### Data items
◇ ◇ ◇ ◇

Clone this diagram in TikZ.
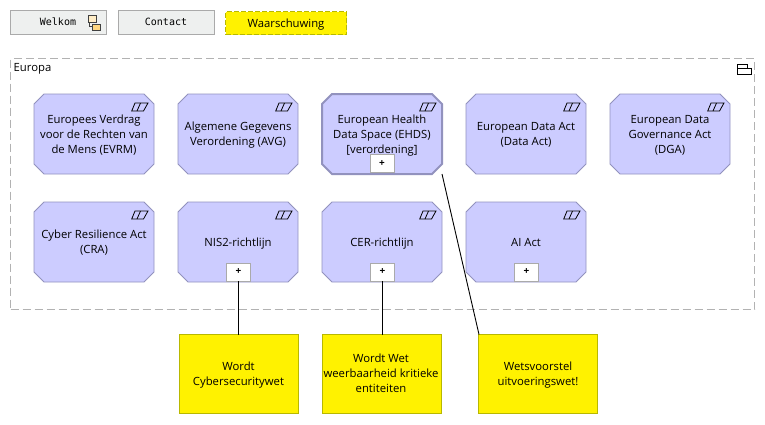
\documentclass[tikz,border=0pt]{standalone}
\usepackage{fontspec}
\setmainfont{Open Sans}
\setmonofont{DejaVu Sans Mono}
\usetikzlibrary{calc}
\definecolor{reqfill}{RGB}{204,204,255}
\definecolor{reqline}{RGB}{146,146,190}
\definecolor{btnfill}{RGB}{238,240,239}
\definecolor{btnline}{RGB}{170,170,170}
\definecolor{noteline}{RGB}{184,184,0}
\definecolor{grpline}{RGB}{178,178,178}
\definecolor{subfill}{RGB}{255,214,128}
\tikzset{
  x=1pt,y=-1pt,
  every node/.style={inner sep=0pt,outer sep=0pt},
  lbl/.style={font=\fontsize{11.3}{15}\selectfont,align=center,text=black},
  req/.style={rectangle,minimum width=120pt,minimum height=80pt,lbl},
  octa/.style={draw=reqline,fill=reqfill,line width=.8pt,line join=miter},
  octabold/.style={octa,line width=2pt},
  plusbox/.style={draw=btnline,fill=white,line width=.8pt,minimum width=24pt,minimum height=18pt,
    font=\bfseries\fontsize{10}{10}\selectfont,text=black},
  notebox/.style={draw=noteline,fill=yellow,line width=.8pt,minimum width=119pt,minimum height=79pt},
  notetext/.style={lbl},
  btn/.style={draw=btnline,fill=btnfill,line width=.8pt,minimum width=96pt,minimum height=24pt},
  btntext/.style={font=\ttfamily\fontsize{10}{12}\selectfont,text=black},
  warn/.style={draw=noteline,dash pattern=on 5pt off 2pt,fill=yellow,line width=.8pt,minimum width=121pt,minimum height=23pt},
  grp/.style={draw=grpline,dash pattern=on 8pt off 4pt,line width=.8pt,fill=white,minimum width=744pt,minimum height=251pt},
  conn/.style={draw=black,line width=.9pt},
  glyph/.style={draw=black,line width=.8pt,line join=miter},
}
% requirement node: chamfered outline, text, parallelogram glyph
\newcommand{\reqnode}[5][octa]{%
  \path[#1] (#3-50,#4-40) -- (#3+50,#4-40) -- (#3+60,#4-30) -- (#3+60,#4+30) -- (#3+50,#4+40)
    -- (#3-50,#4+40) -- (#3-60,#4+30) -- (#3-60,#4-30) -- cycle;
  \node[req] (#2) at (#3,#4+1) {\strut #5\strut};
  \draw[glyph] (#3+37.7,#4-23) -- (#3+49.5,#4-23) -- (#3+54,#4-31) -- (#3+41,#4-31) -- cycle;
  \draw[glyph] (#3+43,#4-23) -- (#3+46.5,#4-31);
}
\begin{document}
\begin{tikzpicture}
\useasboundingbox (0,0) rectangle (765,424);
\fill[white] (0,0) rectangle (765,424);

\node[btn] (welkom) at (58.5,22.5) {};
\node[btntext] (welkomt) at (58,23.5) {\strut Welkom};
\draw[draw=black!75,line width=.7pt] (89.5,22) |- (93,26.5);
\draw[draw=black!75,line width=.8pt,fill=subfill!45] (88.5,15.5) rectangle (96.5,22.5);
\draw[draw=black!75,line width=.8pt,fill=subfill] (92.8,24) rectangle (100.7,30);
\node[btn] (contact) at (166,22.5) {};
\node[btntext] (contactt) at (166,23.5) {\strut Contact};
\node[warn] (waarsch) at (286,23) {};
\node[lbl] (waarscht) at (286,24.5) {\strut Waarschuwing};

\node[grp,anchor=north west] (europa) at (10.5,58.5) {};
\node[lbl,anchor=north] (europat) at (32.5,61) {\strut Europa};
\draw[glyph] (737.5,68) rectangle (751,74.5);
\draw[glyph] (737.5,68) -- (737.5,64.5) -- (747,64.5) -- (747,68);

\reqnode{evrm}{94}{134}{Europees Verdrag\\voor de Rechten van\\de Mens (EVRM)}
\reqnode{avg}{238}{134}{Algemene Gegevens\\Verordening (AVG)}
\reqnode[octabold]{ehds}{382}{134}{European Health\\Data Space (EHDS)\\{[verordening]}}
\reqnode{dact}{526}{134}{European Data Act\\(Data Act)}
\reqnode{dga}{670}{134}{European Data\\Governance Act\\(DGA)}
\reqnode{cra}{94}{242}{Cyber Resilience Act\\(CRA)}
\reqnode{nis}{238}{242}{NIS2-richtlijn}
\reqnode{cer}{382}{242}{CER-richtlijn}
\reqnode{ai}{526}{242}{AI Act}

\node[plusbox] (pehds) at (382,163.5) {+};
\node[plusbox] (pnis) at (238.5,272) {+};
\node[plusbox] (pcer) at (382.5,272) {+};
\node[plusbox] (pai) at (526.5,272) {+};

\node[notebox] (n1) at (238.5,374) {};
\node[notebox] (n2) at (382,374) {};
\node[notebox] (n3) at (538,374) {};
\node[notetext] (n1t) at (238.5,374.7) {\strut Wordt\\Cybersecuritywet\strut};
\node[notetext] (n2t) at (381,374.7) {\strut Wordt Wet\\weerbaarheid kritieke\\entiteiten\strut};
\node[notetext] (n3t) at (538,374.7) {\strut Wetsvoorstel\\uitvoeringswet!\strut};

\draw[conn] (pnis.south) -- (n1.north -| pnis.south);
\draw[conn] (pcer.south) -- (n2.north -| pcer.south);
\coordinate (ehdsout) at (442,174);
\coordinate (n3in) at (479,334.5);
\draw[conn] (ehdsout) -- (n3in);
\end{tikzpicture}
\end{document}
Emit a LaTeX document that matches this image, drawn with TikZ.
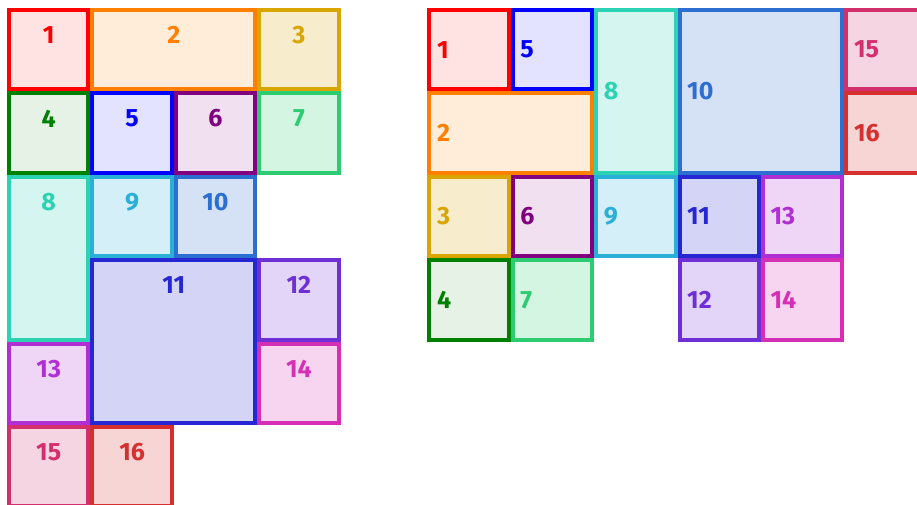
\documentclass[tikz,border=0pt]{standalone}
\usepackage{fontspec}
\setmainfont{Fira Sans}
\usepackage{tikz}
\definecolor{c1}{HTML}{FF0000}
\definecolor{c2}{HTML}{FF7F00}
\definecolor{c3}{HTML}{D9A500}
\definecolor{c4}{HTML}{008000}
\definecolor{c5}{HTML}{0000FF}
\definecolor{c6}{HTML}{800080}
\definecolor{c7}{HTML}{2ECC71}
\definecolor{c8}{HTML}{2BD2B4}
\definecolor{c9}{HTML}{2AAFD6}
\definecolor{c10}{HTML}{2C6FD1}
\definecolor{c11}{HTML}{2626D2}
\definecolor{c12}{HTML}{6F2FD7}
\definecolor{c13}{HTML}{B02ED3}
\definecolor{c14}{HTML}{D52FB5}
\definecolor{c15}{HTML}{D42F6D}
\definecolor{c16}{HTML}{D62F2F}
\colorlet{f1}{c1!11}
\colorlet{f2}{c2!15}
\colorlet{f3}{c3!20}
\colorlet{f4}{c4!10}
\colorlet{f5}{c5!11}
\colorlet{f6}{c6!12}
\colorlet{f7}{c7!20}
\colorlet{f8}{c8!20}
\colorlet{f9}{c9!20}
\colorlet{f10}{c10!20}
\colorlet{f11}{c11!20}
\colorlet{f12}{c12!20}
\colorlet{f13}{c13!20}
\colorlet{f14}{c14!20}
\colorlet{f15}{c15!20}
\colorlet{f16}{c16!20}

\begin{document}
\begin{tikzpicture}[
    x=83.4pt,y=-83.4pt,
    cell/.style={draw,line width=4pt,inner sep=0pt,outer sep=0pt,anchor=north west,
                 xshift=2pt,yshift=-2pt,minimum width=79.4pt,minimum height=79.4pt},
    wide/.style={cell,minimum width=162.8pt},
    tall/.style={cell,minimum height=162.8pt},
    big/.style={cell,minimum width=162.8pt,minimum height=162.8pt},
    every label/.style={inner sep=0pt,font=\fontsize{25}{25}\selectfont\bfseries},
    lbtop/.style={anchor=center},
    lbleft/.style={anchor=west}]
    \useasboundingbox (0pt,0pt) rectangle (917pt,-505pt);
    % left grid
    \begin{scope}[shift={(7pt,-8pt)},label distance=-25pt]
      \node[cell,draw=c1,fill=f1,label={[c1,lbtop]north:1}]    (l1)  at (0,0) {};
      \node[wide,draw=c2,fill=f2,label={[c2,lbtop]north:2}]    (l2)  at (1,0) {};
      \node[cell,draw=c3,fill=f3,label={[c3,lbtop]north:3}]    (l3)  at (3,0) {};
      \node[cell,draw=c4,fill=f4,label={[c4,lbtop]north:4}]    (l4)  at (0,1) {};
      \node[cell,draw=c5,fill=f5,label={[c5,lbtop]north:5}]    (l5)  at (1,1) {};
      \node[cell,draw=c6,fill=f6,label={[c6,lbtop]north:6}]    (l6)  at (2,1) {};
      \node[cell,draw=c7,fill=f7,label={[c7,lbtop]north:7}]    (l7)  at (3,1) {};
      \node[tall,draw=c8,fill=f8,label={[c8,lbtop]north:8}]    (l8)  at (0,2) {};
      \node[cell,draw=c9,fill=f9,label={[c9,lbtop]north:9}]    (l9)  at (1,2) {};
      \node[cell,draw=c10,fill=f10,label={[c10,lbtop]north:10}] (l10) at (2,2) {};
      \node[big,draw=c11,fill=f11,label={[c11,lbtop]north:11}]  (l11) at (1,3) {};
      \node[cell,draw=c12,fill=f12,label={[c12,lbtop]north:12}] (l12) at (3,3) {};
      \node[cell,draw=c13,fill=f13,label={[c13,lbtop]north:13}] (l13) at (0,4) {};
      \node[cell,draw=c14,fill=f14,label={[c14,lbtop]north:14}] (l14) at (3,4) {};
      \node[cell,draw=c15,fill=f15,label={[c15,lbtop]north:15}] (l15) at (0,5) {};
      \node[cell,draw=c16,fill=f16,label={[c16,lbtop]north:16}] (l16) at (1,5) {};
    \end{scope}
    % right grid
    \begin{scope}[shift={(427.3pt,-8pt)},label distance=-7.5pt]
      \node[cell,draw=c1,fill=f1,label={[c1,lbleft]west:1}]    (r1)  at (0,0) {};
      \node[cell,draw=c5,fill=f5,label={[c5,lbleft]west:5}]    (r5)  at (1,0) {};
      \node[tall,draw=c8,fill=f8,label={[c8,lbleft]west:8}]    (r8)  at (2,0) {};
      \node[big,draw=c10,fill=f10,label={[c10,lbleft]west:10}]  (r10) at (3,0) {};
      \node[cell,draw=c15,fill=f15,label={[c15,lbleft]west:15}] (r15) at (5,0) {};
      \node[wide,draw=c2,fill=f2,label={[c2,lbleft]west:2}]    (r2)  at (0,1) {};
      \node[cell,draw=c16,fill=f16,label={[c16,lbleft]west:16}] (r16) at (5,1) {};
      \node[cell,draw=c3,fill=f3,label={[c3,lbleft]west:3}]    (r3)  at (0,2) {};
      \node[cell,draw=c6,fill=f6,label={[c6,lbleft]west:6}]    (r6)  at (1,2) {};
      \node[cell,draw=c9,fill=f9,label={[c9,lbleft]west:9}]    (r9)  at (2,2) {};
      \node[cell,draw=c11,fill=f11,label={[c11,lbleft]west:11}] (r11) at (3,2) {};
      \node[cell,draw=c13,fill=f13,label={[c13,lbleft]west:13}] (r13) at (4,2) {};
      \node[cell,draw=c4,fill=f4,label={[c4,lbleft]west:4}]    (r4)  at (0,3) {};
      \node[cell,draw=c7,fill=f7,label={[c7,lbleft]west:7}]    (r7)  at (1,3) {};
      \node[cell,draw=c12,fill=f12,label={[c12,lbleft]west:12}] (r12) at (3,3) {};
      \node[cell,draw=c14,fill=f14,label={[c14,lbleft]west:14}] (r14) at (4,3) {};
    \end{scope}
\end{tikzpicture}
\end{document}
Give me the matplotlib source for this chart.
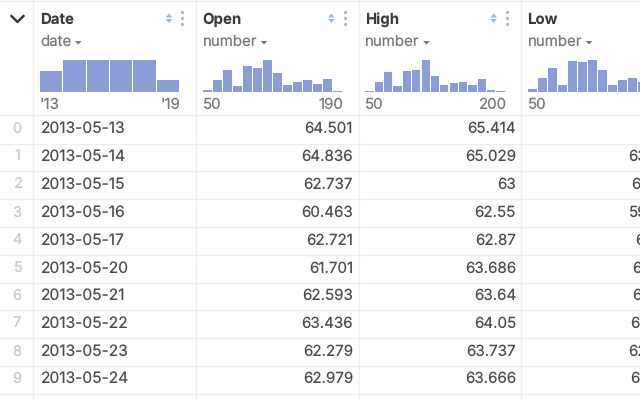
import matplotlib
matplotlib.use('Agg')
import matplotlib.pyplot as plt
import numpy as np

plt.rcParams['font.family'] = ['Inter', 'DejaVu Sans']
plt.rcParams['text.hinting'] = 'no_hinting'

# datos de la tabla
fechas = ['2013-05-13', '2013-05-14', '2013-05-15', '2013-05-16', '2013-05-17',
          '2013-05-20', '2013-05-21', '2013-05-22', '2013-05-23', '2013-05-24']
open_v = ['64.501', '64.836', '62.737', '60.463', '62.721',
          '61.701', '62.593', '63.436', '62.279', '62.979']
high_v = ['65.414', '65.029', '63', '62.55', '62.87',
          '63.686', '63.64', '64.05', '63.737', '63.666']
low_v = ['', '63.006', '60.341', '59.843', '61.651',
         '61.452', '62.201', '62.753', '62.264', '62.725']

# histogramas (bordes y conteos)
date_edges = [2013, 2014, 2015, 2016, 2017, 2018, 2019]
date_counts = [161, 252, 252, 252, 252, 94]
open_edges = list(range(50, 200, 10))
open_counts = [8, 52, 98, 26, 117, 106, 146, 84, 32, 46, 54, 34, 60, 4]
high_edges = list(range(50, 210, 10))
high_counts = [4, 46, 90, 26, 93, 98, 146, 74, 33, 39, 45, 33, 58, 8, 4]
low_edges = list(range(50, 200, 10))
low_counts = [12, 63, 106, 30, 140, 136, 146, 98, 30, 54, 64, 44, 60, 4]

W, H = 640, 400
LINEA = '#efefef'
BARRA = '#8a9dd8'
AZUL = '#9db4e0'
GRIS = '#787878'
TEXTO = '#4c4c4c'

fig = plt.figure(figsize=(6.4, 4), dpi=100)
fig.patch.set_facecolor('white')

ax = fig.add_axes([0, 0, 1, 1])
ax.set_xlim(0, W)
ax.set_ylim(H, 0)
ax.axis('off')

# lineas de la tabla
for y in [0.5, 115, 144, 171, 199, 227, 255, 283, 310, 338, 366, 393.5]:
    ax.plot([0, W], [y, y], color=LINEA, lw=1)
for x in [33, 196, 359, 521]:
    ax.plot([x, x], [0, H], color=LINEA, lw=1)

# flecha de colapsar
ax.plot([11.5, 17.5, 23.5], [16, 22, 16], color='#333333', lw=1.7)


def cabecera(x_texto, x_iconos, nombre, tipo):
    ax.text(x_texto, 20, nombre, fontsize=10.8, fontweight='bold', color='#3a3a3a',
            ha='left', va='center')
    t = ax.text(x_texto, 41.7, tipo, fontsize=10.8, color=GRIS, ha='left', va='center')
    fig.canvas.draw()
    bb = t.get_window_extent().transformed(ax.transData.inverted())
    xc = bb.x1 + 7
    ax.fill([xc - 3.4, xc + 3.4, xc], [41, 41, 44.5], color=GRIS, lw=0)
    # orden y menu (Low queda sin iconos, fuera del recorte)
    if x_iconos is None:
        return
    ax.fill([x_iconos - 3.2, x_iconos + 3.2, x_iconos], [17.5, 17.5, 13.5], color=AZUL, lw=0)
    ax.fill([x_iconos - 3.2, x_iconos + 3.2, x_iconos], [19, 19, 23], color=AZUL, lw=0)
    ax.plot([x_iconos + 13.2] * 3, [12, 18, 24], ls='', marker='o', ms=2.3, color=AZUL, mew=0)


def histograma(x0, ancho, edges, counts):
    a = fig.add_axes([x0 / W, 1 - 92 / H, ancho / W, 32.5 / H])
    edges = np.array(edges, dtype=float)
    paso = edges[1] - edges[0]
    hueco = 1.2 * (edges[-1] - edges[0]) / ancho
    a.bar(edges[:-1] + hueco / 2, counts, width=paso - hueco, align='edge', color=BARRA)
    a.set_xlim(edges[0], edges[-1])
    a.set_ylim(0, max(counts))
    a.axis('off')
    return a


cabecera(40, 169, 'Date', 'date')
cabecera(202.5, 331.3, 'Open', 'number')
cabecera(365, 493.7, 'High', 'number')
cabecera(527.5, None, 'Low', 'number')

histograma(39.5, 140, date_edges, date_counts)
histograma(202.2, 140, open_edges, open_counts)
histograma(364.8, 140.4, high_edges, high_counts)
histograma(527.5, 140, low_edges, low_counts)

# etiquetas de los histogramas
for x, ha, s in [(40, 'left', "'13"), (180.5, 'right', "'19"), (202.5, 'left', '50'),
                 (343, 'right', '190'), (365, 'left', '50'), (506, 'right', '200'),
                 (527.5, 'left', '50')]:
    ax.text(x, 104.5, s, fontsize=10.8, color=GRIS, ha=ha, va='center')

# filas
filas_y = [128.5, 156.5, 184.5, 212.5, 240.5, 268.5, 295.5, 323.5, 351.5, 378.5]
for i, y in enumerate(filas_y):
    ax.text(17, y, str(i), fontsize=10.5, color='#c8c8c8', ha='center', va='center')
    ax.text(41, y, fechas[i], fontsize=11.2, color=TEXTO, ha='left', va='center')
    ax.text(353, y, open_v[i], fontsize=10.9, color=TEXTO, ha='right', va='center')
    ax.text(516, y, high_v[i], fontsize=10.9, color=TEXTO, ha='right', va='center')
    ax.text(680, y, low_v[i], fontsize=10.9, color=TEXTO, ha='right', va='center')

fig.savefig('out.png', dpi=100)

◇ ◇ ◇ ◇

### Stated task
Nothing but the lines from the one containing "Give me the matplotlib source for this chart." through the one containing "plt.rcParams['text.hinting'] = 'no_hinting'" should appear in your copy, exactly as written and without pictures.

### Task result
Give me the matplotlib source for this chart.
import matplotlib
matplotlib.use('Agg')
import matplotlib.pyplot as plt
import numpy as np

plt.rcParams['font.family'] = ['Inter', 'DejaVu Sans']
plt.rcParams['text.hinting'] = 'no_hinting'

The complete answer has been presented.